With more companies engaging in direct mail marketing campaigns, the challenges and methods to succeed in these endeavors are abundantly clear. Although each business will need to specialize its approach to the specific content contained within the mailings, as well as the frequency with which businesses send these items and who will receive them, a few golden rules that can guide advertisers toward better performances in this area have sprouted up.
First, let’s take a look at some of the issues to proactively mitigate in direct mail marketing.
Learn from the errors of others
Entrepreneur magazine listed some of the most common missteps advertisers will make in their campaigns, pointing out that they can all quickly hinder the returns on investment made into the marketing strategy. For one, the source argued that a lack of testing and tracking, or shoddy analysis, will make it nearly impossible to improve from one campaign to the next and urged marketers to prioritize these matters.
Better data analysis, as well as a comprehensive and intelligent plan in place to track interactions, monitor user behaviors and get the first mailing right can go a long way toward boosting engagements and conversions in direct mail.
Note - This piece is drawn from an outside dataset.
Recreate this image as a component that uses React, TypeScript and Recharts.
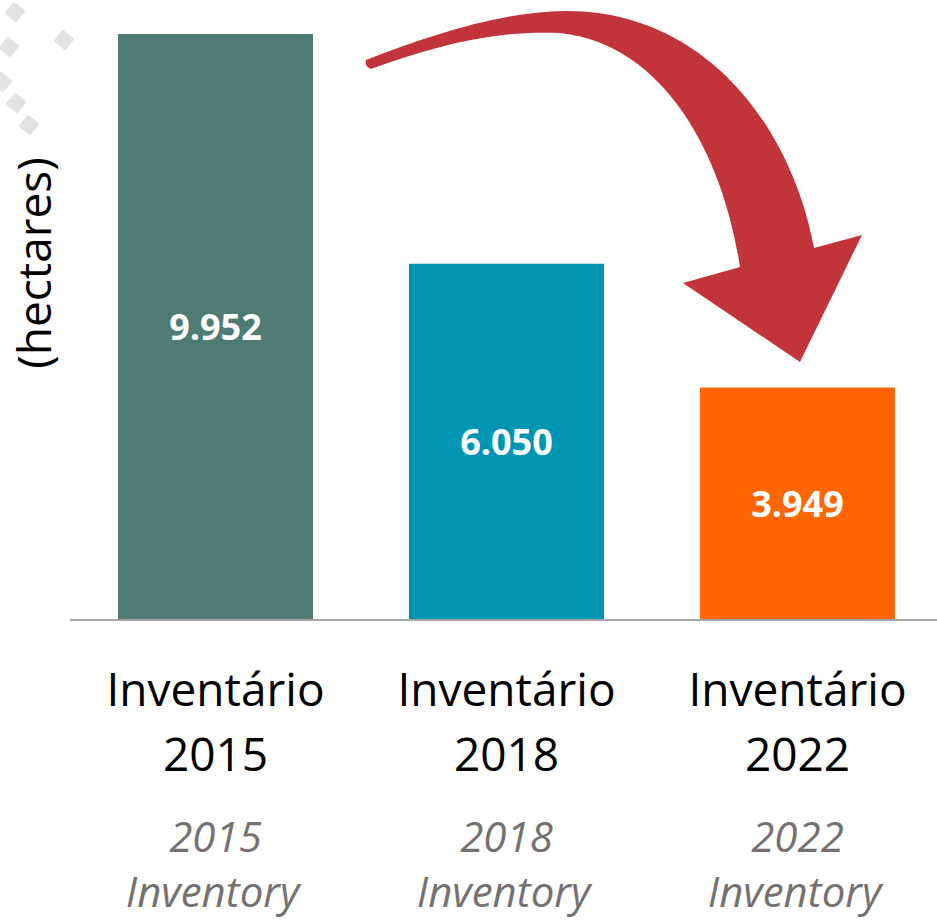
import React from 'react';
import { BarChart, Bar, XAxis, YAxis, Cell, LabelList, Customized } from 'recharts';

const years = ['2015', '2018', '2022'];
const hectares = [9952, 6050, 3949];
const labelsPt = ['Inventário', 'Inventário', 'Inventário'];
const labelsEn = ['Inventory', 'Inventory', 'Inventory'];
const barColors = ['#4E7B73', '#0096B2', '#FF6600'];

const data = years.map((y, i) => ({ year: y, value: hectares[i], pt: labelsPt[i], en: labelsEn[i] }));

const FONT = "'Open Sans', 'Noto Sans', sans-serif";

const fmt = (v: any) => {
  const s = String(v);
  return s.replace(/\B(?=(\d{3})+(?!\d))/g, '.');
};

const CatTick = (props: any) => {
  const { x, y, payload, index } = props;
  const d = data[index] || data.find((e) => e.year === payload.value);
  return (
    <g>
      <text x={x} y={y + 86} textAnchor="middle" fontFamily={FONT} fontSize={46} fill="#000">{d.pt}</text>
      <text x={x} y={y + 151} textAnchor="middle" fontFamily={FONT} fontSize={46} fill="#000">{d.year}</text>
      <text x={x} y={y + 232} textAnchor="middle" fontFamily={FONT} fontStyle="italic" fontSize={42} fill="#767171">{d.year}</text>
      <text x={x - 3} y={y + 287} textAnchor="middle" fontFamily={FONT} fontStyle="italic" fontSize={42} fill="#767171">{d.en}</text>
    </g>
  );
};

const diamonds = [
  [15, 12], [9, 47], [64, 40], [2, 82], [16, 103], [29, 125],
];

const Decor = () => (
  <g>
    {diamonds.map(([cx, cy], i) => (
      <rect key={i} x={cx - 7.5} y={cy - 7.5} width={15} height={15} rx={1.5} fill="#E1E2E4"
        transform={`rotate(40 ${cx} ${cy})`} />
    ))}
    <path
      d="M 366 60 C 430 35, 500 12, 565 11 C 700 10, 790 120, 814 248 L 862 235 L 800 362 L 683 283 L 740 267 C 725 165, 670 45, 560 33 C 490 30, 430 48, 371 69 Q 364 66, 366 60 Z"
      fill="#C1343A"
    />
    <text x={0} y={0} transform="translate(51 263) rotate(-90)" textAnchor="middle" fontFamily={FONT} fontSize={46} fill="#000">(hectares)</text>
  </g>
);

export default function App() {
  return (
    <div style={{ position: 'absolute', left: 0, top: 0, width: 937, height: 920, overflow: 'hidden', background: '#fff' }}>
      <BarChart width={950} height={920} data={data} margin={{ top: 34, right: 7, left: 70, bottom: 0 }} barSize={195}>
        <XAxis dataKey="year" height={300} axisLine={{ stroke: '#A6A6A6', strokeWidth: 2 }} tickLine={false}
          tickSize={0} tickMargin={0} interval={0} tick={<CatTick />} />
        <YAxis hide domain={[0, 'dataMax']} />
        <Bar dataKey="value" isAnimationActive={false}>
          {data.map((d, i) => (
            <Cell key={d.year} fill={barColors[i]} />
          ))}
          <LabelList dataKey="value" position="center" formatter={fmt} fill="#fff" fontSize={36} fontWeight={700} fontFamily={FONT} />
        </Bar>
        <Customized component={Decor} />
      </BarChart>
    </div>
  );
}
According to the news provider, too many direct mail advertisers make somewhat old mistakes such as omitting a clear call to action, failing to offer some form of value to the recipient and simply crop-dusting local areas with mail rather than targeting a specific audience.
Businesses that proactively avoid these missteps will likely enjoy greater success rates with their direct mail campaigns. Direct mail is still a vastly profitable form of marketing. Direct mail is still a vastly profitable form of marketing.
Keep CRM in mind
Customer relationship management applies to every interaction between a business and customer from start to finish. As such, whether the direct mail campaign is meant to attract new prospects or retain existing clientele, it must be directly incorporated into CRM systems and strategies. Ads Exchanger argued the average business might have disparate processes – specifically in terms of management – in place for varying marketing and customer service activities.
The source stated firms should incorporate all of their efforts into a centralized CRM process and system for maximum efficiency and control. Because direct mail is one of the last remnants of non digital advertising, it is the most likely missing from these systems. Integrate it and allow the subsequent data to blend for a more accurate and progressive perspective on clientele.
Go omnichannel
MediaPost contributor Lena Bourgeois pointed out that direct mail campaigns can have a substantially positive impact on brand images in the eyes of current and prospective customers but only when they have been carefully crafted. She went so far as to argue direct mail marketing strategies might act as a strong foundation for omnichannel expansions, essentially using these processes and the data they create to guide other practices in social media, content and other advertising initiatives.
Direct mail can also direct customers to digital activities. Bourgeois noted that the real trick is to always “keep the customer at the center” of omnichannel efforts.